Your goal
Transcribe the data in full and exactly, omitting any pictures.

Source excerpt start

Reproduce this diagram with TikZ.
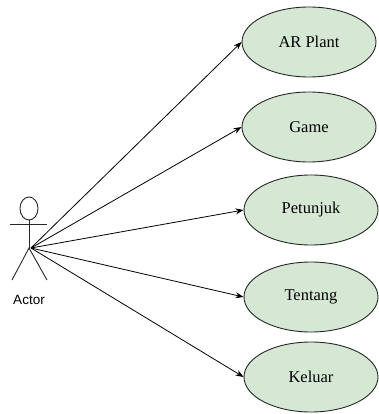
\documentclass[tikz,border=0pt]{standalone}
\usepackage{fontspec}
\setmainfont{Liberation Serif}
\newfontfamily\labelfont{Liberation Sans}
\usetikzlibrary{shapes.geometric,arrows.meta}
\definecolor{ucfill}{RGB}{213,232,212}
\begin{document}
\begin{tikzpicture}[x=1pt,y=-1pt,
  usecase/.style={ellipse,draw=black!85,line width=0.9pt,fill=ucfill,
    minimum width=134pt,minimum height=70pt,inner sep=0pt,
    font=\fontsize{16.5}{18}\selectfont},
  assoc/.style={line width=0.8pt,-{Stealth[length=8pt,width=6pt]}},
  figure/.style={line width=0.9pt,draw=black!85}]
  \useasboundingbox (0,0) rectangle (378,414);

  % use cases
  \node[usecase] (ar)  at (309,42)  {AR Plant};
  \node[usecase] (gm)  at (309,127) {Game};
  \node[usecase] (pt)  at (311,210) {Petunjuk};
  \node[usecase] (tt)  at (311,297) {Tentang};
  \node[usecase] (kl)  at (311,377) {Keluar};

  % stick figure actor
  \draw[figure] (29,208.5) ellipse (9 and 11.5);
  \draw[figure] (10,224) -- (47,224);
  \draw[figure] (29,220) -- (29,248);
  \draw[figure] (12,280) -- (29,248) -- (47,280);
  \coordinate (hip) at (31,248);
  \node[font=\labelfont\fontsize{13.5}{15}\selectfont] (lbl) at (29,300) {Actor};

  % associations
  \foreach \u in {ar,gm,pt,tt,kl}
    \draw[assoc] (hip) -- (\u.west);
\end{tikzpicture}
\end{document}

Source excerpt end

Result
Reproduce this diagram with TikZ.
\documentclass[tikz,border=0pt]{standalone}
\usepackage{fontspec}
\setmainfont{Liberation Serif}
\newfontfamily\labelfont{Liberation Sans}
\usetikzlibrary{shapes.geometric,arrows.meta}
\definecolor{ucfill}{RGB}{213,232,212}
\begin{document}
\begin{tikzpicture}[x=1pt,y=-1pt,
  usecase/.style={ellipse,draw=black!85,line width=0.9pt,fill=ucfill,
    minimum width=134pt,minimum height=70pt,inner sep=0pt,
    font=\fontsize{16.5}{18}\selectfont},
  assoc/.style={line width=0.8pt,-{Stealth[length=8pt,width=6pt]}},
  figure/.style={line width=0.9pt,draw=black!85}]
  \useasboundingbox (0,0) rectangle (378,414);

  % use cases
  \node[usecase] (ar)  at (309,42)  {AR Plant};
  \node[usecase] (gm)  at (309,127) {Game};
  \node[usecase] (pt)  at (311,210) {Petunjuk};
  \node[usecase] (tt)  at (311,297) {Tentang};
  \node[usecase] (kl)  at (311,377) {Keluar};

  % stick figure actor
  \draw[figure] (29,208.5) ellipse (9 and 11.5);
  \draw[figure] (10,224) -- (47,224);
  \draw[figure] (29,220) -- (29,248);
  \draw[figure] (12,280) -- (29,248) -- (47,280);
  \coordinate (hip) at (31,248);
  \node[font=\labelfont\fontsize{13.5}{15}\selectfont] (lbl) at (29,300) {Actor};

  % associations
  \foreach \u in {ar,gm,pt,tt,kl}
    \draw[assoc] (hip) -- (\u.west);
\end{tikzpicture}
\end{document}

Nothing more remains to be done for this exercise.